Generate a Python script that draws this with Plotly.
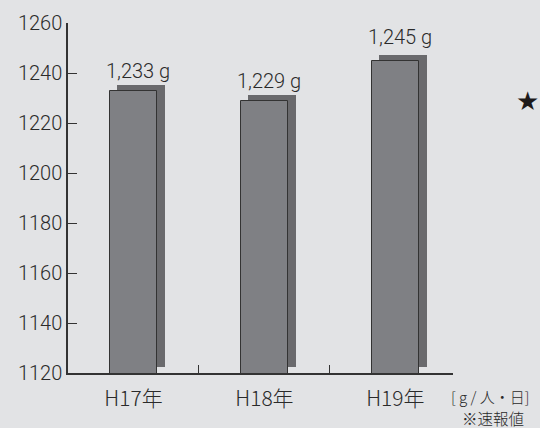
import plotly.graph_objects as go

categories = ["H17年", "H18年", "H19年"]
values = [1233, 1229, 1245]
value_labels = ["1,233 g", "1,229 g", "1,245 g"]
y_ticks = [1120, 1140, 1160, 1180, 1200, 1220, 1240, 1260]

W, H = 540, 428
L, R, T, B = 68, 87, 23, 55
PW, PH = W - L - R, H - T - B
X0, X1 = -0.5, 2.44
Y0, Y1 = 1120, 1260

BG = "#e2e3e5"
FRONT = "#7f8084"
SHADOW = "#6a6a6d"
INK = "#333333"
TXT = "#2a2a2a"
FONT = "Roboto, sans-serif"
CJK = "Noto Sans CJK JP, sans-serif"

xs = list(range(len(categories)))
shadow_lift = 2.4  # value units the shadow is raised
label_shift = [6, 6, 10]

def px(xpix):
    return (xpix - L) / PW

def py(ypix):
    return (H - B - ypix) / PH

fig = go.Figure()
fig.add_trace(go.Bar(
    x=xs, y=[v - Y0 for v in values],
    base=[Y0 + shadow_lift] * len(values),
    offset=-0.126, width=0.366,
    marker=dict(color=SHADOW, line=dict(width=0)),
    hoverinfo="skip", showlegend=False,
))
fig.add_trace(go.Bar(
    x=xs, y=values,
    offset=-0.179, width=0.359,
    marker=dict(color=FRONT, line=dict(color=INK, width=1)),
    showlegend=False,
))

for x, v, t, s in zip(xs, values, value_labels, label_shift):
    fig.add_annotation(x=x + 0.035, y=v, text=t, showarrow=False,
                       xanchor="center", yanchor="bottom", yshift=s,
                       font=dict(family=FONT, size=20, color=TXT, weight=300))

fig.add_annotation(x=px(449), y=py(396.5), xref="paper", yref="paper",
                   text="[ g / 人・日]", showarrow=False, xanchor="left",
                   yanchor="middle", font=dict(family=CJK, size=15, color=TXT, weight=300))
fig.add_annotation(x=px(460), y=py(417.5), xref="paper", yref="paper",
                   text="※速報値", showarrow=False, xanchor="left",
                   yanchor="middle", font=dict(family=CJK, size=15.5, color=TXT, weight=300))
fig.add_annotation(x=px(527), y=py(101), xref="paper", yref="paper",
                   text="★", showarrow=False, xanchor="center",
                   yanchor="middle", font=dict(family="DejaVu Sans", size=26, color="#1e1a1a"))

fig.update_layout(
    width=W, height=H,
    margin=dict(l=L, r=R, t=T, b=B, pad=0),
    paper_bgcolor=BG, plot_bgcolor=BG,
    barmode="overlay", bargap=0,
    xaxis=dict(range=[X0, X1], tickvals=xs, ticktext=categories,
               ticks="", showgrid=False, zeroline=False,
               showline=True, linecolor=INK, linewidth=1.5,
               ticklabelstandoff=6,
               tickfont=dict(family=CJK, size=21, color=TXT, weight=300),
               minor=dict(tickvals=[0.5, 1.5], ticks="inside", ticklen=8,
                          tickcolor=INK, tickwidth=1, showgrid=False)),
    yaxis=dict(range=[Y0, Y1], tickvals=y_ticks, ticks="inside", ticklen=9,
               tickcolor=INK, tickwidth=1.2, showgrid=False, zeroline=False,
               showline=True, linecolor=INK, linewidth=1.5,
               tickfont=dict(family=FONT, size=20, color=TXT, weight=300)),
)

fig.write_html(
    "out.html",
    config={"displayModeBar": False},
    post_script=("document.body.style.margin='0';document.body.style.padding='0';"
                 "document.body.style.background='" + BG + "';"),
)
☆ ☆ ☆ ☆
### Your task
Write out again exactly the lines from the start of the data above through the line containing "Y0, Y1 = 1120, 1260", inclusive, excluding any pictures.

### Output for this exercise
Generate a Python script that draws this with Plotly.
import plotly.graph_objects as go

categories = ["H17年", "H18年", "H19年"]
values = [1233, 1229, 1245]
value_labels = ["1,233 g", "1,229 g", "1,245 g"]
y_ticks = [1120, 1140, 1160, 1180, 1200, 1220, 1240, 1260]

W, H = 540, 428
L, R, T, B = 68, 87, 23, 55
PW, PH = W - L - R, H - T - B
X0, X1 = -0.5, 2.44
Y0, Y1 = 1120, 1260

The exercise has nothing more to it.